The more I study it, the more I like UV on pollen. Relatively safe to handle. No fumes, it doesn't go through shielding. Turn it off and it is off. I'm expecting point mutations, with minimum fertility problems.
I found a germicidal UV light for $180. And maybe one for $50. Both would require modification, but they are possible.
The biggest problem I now see is that the treated pollen will give lots of other mutations, including recessive lethals. I'll be backcrossing to non-treated aribreds to keep or regain vigor.
Walter

What I had in mind were translocations rather than exchanges or crossovers between homeologous chromosomes. This, apparently, is what happens when Pumila genes (or chromosome segments carrying the genes) are translocated to TB chromosomes.

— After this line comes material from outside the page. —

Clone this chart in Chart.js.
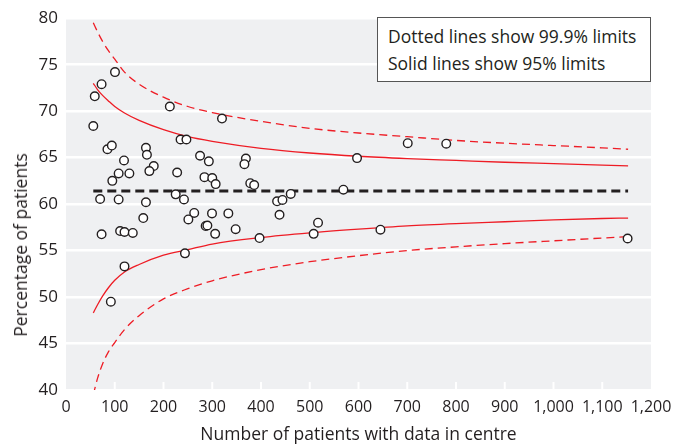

The crossovers resulting in translocations are more likely to occur within heterochromatic regions, so the homology of chromosomes is not a factor. All heterochromatin is effectively "homologous", according to Prokofyeva-Belgovskaya, who observed "Mechanical weakness of their chromonemata, increasing the frequency of chromosomal rearrangement and crossing-over in them".

Certainly, hard radiation could fragment chromosomes resulting in rearrangements. However, what I described has been reported as occurring among seedlings untreated tetraploid IBs. I'm not discussing this as an alternative method, but as an alternative explanation.

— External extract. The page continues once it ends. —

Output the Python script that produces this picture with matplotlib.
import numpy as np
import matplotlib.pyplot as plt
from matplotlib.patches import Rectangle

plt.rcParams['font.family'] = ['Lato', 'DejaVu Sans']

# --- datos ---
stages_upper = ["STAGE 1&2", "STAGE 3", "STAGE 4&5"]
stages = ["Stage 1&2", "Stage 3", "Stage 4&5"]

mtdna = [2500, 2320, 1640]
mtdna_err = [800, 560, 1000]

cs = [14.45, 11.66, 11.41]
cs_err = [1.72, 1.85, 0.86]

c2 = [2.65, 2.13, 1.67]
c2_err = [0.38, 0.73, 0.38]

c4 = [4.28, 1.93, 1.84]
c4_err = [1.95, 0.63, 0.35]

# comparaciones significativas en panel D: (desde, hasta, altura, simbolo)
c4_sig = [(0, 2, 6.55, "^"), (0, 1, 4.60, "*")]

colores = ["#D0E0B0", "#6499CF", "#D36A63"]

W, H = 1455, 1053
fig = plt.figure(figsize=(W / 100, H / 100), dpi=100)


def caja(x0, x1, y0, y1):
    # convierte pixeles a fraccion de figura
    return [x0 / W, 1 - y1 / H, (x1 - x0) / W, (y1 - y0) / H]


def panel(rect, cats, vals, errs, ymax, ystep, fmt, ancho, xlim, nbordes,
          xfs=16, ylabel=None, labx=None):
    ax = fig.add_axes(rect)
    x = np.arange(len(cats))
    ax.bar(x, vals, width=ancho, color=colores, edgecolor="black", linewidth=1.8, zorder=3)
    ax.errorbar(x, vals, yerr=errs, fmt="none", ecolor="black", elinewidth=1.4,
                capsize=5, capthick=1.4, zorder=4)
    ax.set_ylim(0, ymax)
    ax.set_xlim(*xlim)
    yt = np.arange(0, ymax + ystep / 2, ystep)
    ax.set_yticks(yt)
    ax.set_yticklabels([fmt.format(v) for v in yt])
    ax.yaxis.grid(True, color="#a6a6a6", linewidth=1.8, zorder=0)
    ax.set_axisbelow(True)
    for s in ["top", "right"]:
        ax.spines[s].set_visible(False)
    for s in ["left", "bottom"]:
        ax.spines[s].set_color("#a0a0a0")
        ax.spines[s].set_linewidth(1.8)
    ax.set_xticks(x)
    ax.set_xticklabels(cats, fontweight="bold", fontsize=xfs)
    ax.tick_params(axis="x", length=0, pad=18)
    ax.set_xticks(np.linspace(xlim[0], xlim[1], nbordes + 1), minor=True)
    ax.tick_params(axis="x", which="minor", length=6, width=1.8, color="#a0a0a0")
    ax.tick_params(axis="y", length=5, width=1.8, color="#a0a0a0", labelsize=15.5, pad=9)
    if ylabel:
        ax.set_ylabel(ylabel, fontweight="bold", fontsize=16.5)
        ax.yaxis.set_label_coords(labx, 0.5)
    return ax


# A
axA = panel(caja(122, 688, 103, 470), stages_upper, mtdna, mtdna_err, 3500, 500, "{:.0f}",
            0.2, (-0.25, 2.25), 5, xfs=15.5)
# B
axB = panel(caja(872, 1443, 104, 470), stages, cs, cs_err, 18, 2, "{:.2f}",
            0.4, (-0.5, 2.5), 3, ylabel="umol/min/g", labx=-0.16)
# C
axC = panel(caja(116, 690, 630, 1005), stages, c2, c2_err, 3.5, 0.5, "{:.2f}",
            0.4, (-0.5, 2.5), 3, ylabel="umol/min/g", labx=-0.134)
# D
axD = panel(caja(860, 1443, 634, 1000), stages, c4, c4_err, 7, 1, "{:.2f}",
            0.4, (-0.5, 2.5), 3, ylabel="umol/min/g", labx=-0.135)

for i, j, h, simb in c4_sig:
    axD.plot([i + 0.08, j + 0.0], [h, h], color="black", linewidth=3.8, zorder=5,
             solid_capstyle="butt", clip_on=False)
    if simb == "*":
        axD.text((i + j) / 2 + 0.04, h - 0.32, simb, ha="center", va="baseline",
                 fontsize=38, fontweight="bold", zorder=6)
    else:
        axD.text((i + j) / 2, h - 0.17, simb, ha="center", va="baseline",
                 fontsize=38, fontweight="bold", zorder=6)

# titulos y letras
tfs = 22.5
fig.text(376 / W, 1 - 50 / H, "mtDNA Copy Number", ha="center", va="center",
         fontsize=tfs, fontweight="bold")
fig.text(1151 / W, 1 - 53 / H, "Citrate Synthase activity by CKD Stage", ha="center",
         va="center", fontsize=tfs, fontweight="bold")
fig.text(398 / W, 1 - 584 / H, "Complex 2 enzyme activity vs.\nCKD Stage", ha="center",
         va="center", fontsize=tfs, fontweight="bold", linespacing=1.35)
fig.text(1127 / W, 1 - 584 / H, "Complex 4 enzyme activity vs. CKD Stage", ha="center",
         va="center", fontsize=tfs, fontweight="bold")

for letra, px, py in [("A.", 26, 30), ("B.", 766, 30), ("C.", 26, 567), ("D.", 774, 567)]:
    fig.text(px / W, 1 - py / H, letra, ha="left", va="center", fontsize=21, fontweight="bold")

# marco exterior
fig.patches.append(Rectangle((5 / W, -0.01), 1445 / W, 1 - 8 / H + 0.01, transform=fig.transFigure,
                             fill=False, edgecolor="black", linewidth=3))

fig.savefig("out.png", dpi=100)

Once you get the result you're after (I have my fingers crossed for you because I'd love to see a flamingo pink Arilbred) it would be interesting to observe the linkages, if any, to see whether you got a point mutation or a translocation.

Karl

Of course, a translocation of the "gene for yellow" (and linked genes) from the Aril chromosome to a TB chromosome would amount to a deletion since the extra "gene for yellow" would segregate out in some back crosses to a flamingo pink TB.

You startled me a bit when you mentioned that lycopene had been available in irises for 50 years. It can't be that long because I remember the early ones and ... Oh, right! I have been around that long.

My first flamingo pink was 'Happy Birthday', which was given to me by an iris breeder when I was about 4 years old. I still love the color.

Karl

It states good dosages are 5x10/5th,8x10/5th and 1x10/6th ergs/ cm2.

I have a Ray-tech versalume with an output of 4w but the manufactures can't tell me how far to place the pollen in order to get the dosage needed. I can't afford a radiometer.

This info may be too late but thought I would post.

Ira

Could someone translate the method used by that hobby-gardener to get those cool plants??